● **TASK INSTRUCTIONS**
Find the word "this" in the data. Return every line where it appears.
--- BEGIN DATASET CONTENT ---
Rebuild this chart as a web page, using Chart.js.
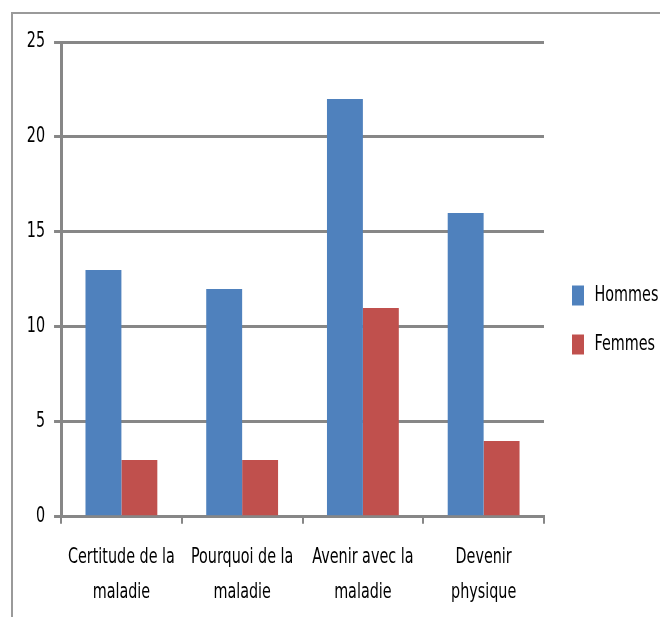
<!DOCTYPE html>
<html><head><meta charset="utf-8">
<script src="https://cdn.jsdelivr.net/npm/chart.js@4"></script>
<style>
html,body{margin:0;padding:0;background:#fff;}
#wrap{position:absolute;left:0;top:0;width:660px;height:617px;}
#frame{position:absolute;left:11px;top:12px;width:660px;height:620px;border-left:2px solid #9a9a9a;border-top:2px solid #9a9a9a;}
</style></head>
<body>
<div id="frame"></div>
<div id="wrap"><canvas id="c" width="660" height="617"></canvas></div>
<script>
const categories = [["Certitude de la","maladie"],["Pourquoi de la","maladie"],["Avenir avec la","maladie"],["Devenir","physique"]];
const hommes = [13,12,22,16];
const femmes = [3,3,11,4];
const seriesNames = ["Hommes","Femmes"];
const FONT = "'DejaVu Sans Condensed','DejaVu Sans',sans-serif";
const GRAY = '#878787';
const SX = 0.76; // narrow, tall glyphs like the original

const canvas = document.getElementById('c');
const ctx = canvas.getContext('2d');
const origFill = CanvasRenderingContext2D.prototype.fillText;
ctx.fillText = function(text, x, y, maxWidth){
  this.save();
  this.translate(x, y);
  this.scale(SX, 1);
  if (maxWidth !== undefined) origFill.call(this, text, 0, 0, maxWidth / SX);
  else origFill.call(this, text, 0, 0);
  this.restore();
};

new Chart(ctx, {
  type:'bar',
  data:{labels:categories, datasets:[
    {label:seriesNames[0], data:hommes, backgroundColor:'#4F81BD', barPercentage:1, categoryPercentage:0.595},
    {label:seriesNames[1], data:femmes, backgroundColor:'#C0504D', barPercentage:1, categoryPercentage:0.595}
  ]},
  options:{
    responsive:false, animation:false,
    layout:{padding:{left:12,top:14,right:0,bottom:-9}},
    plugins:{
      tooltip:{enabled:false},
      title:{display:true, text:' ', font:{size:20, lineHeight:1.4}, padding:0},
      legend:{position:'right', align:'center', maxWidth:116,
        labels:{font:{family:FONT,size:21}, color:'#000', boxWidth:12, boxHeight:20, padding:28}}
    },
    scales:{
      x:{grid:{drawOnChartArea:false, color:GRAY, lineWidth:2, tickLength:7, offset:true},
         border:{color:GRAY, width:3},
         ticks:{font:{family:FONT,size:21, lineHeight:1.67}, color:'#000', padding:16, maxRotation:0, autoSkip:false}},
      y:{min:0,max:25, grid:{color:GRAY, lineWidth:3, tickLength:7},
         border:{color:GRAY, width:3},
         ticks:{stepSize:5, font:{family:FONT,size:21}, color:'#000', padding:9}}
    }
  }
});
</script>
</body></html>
--- END DATASET CONTENT ---
● **CORRECT ANSWER**
Rebuild this chart as a web page, using Chart.js.
  this.save();
  this.translate(x, y);
  this.scale(SX, 1);
  if (maxWidth !== undefined) origFill.call(this, text, 0, 0, maxWidth / SX);
  else origFill.call(this, text, 0, 0);
  this.restore();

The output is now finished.